Aluminum Corp. of China Ltd., the nation’s biggest producer of the lightweight metal, said it will sell about 8.18 billion yuan ($1.3 billion) of assets, including production plants, mainly to its parent.
The Beijing-based company, called Chalco, also plans to sell $1 billion of perpetual bonds overseas and will eliminate the position of chief executive officer, with the chairman and president taking over those functions, according to Hong Kong and Shanghai stock exchange filings yesterday.
The sale of stakes in its aluminum-fabrication units will “optimize the asset structure, lower the debt-to-asset ratio and improve the debt portfolio of the company,” Chalco said in two of the filings. This will let the “company focus on the development of quality resources” and the high end of the value chain, it said.
Chalco has posted net losses for six straight quarters, according to data compiled by Bloomberg, including a 975 million-yuan in the three months through March 31. The company is unlikely to deliver an operational turnaround amid weak metal prices and cost challenges, Barclays Plc (BARC) analysts led by Ephrem Ravi said in March.

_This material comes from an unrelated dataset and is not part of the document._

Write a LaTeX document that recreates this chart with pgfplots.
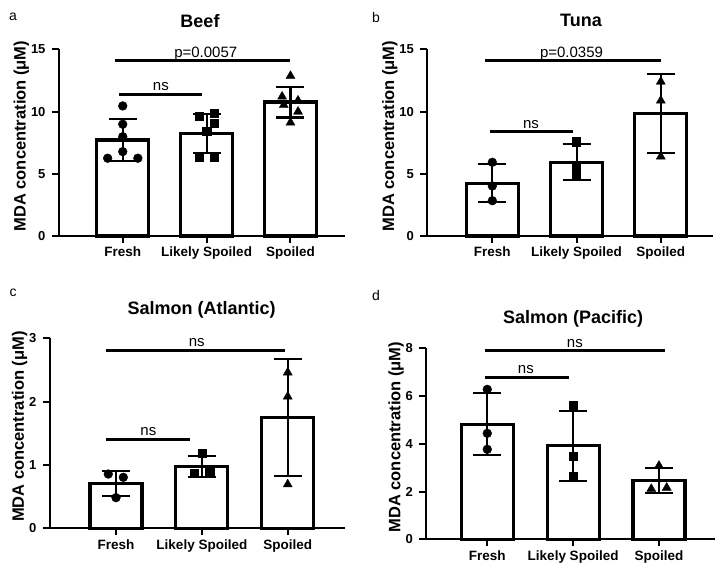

The company plans to sell the alumina assets of its Guizhou branch, valued at 4.43 billion yuan, to parent Aluminum Corporation of China, or Chinalco, because the Guiyang city government has shifted the designation of the plant’s district to commercial from industrial, according to a company filing.
Chalco said it will build a new alumina production line, which will have “certain cost advantages” and Chinalco can develop the former plant site.
The company said in a separate filing that it also plans to sell the assets of its aluminum fabrication unit in northwest China, valued at 1.66 billion yuan, to Chinalco.
Chalco will offer stakes in eight more aluminum fabrication units on the China Beijing Equity Exchange, it said in another statement and Chinalco has informed the company that it plans to bid. The asset value from those units attributable to the company is 2.09 billion yuan, Chalco said.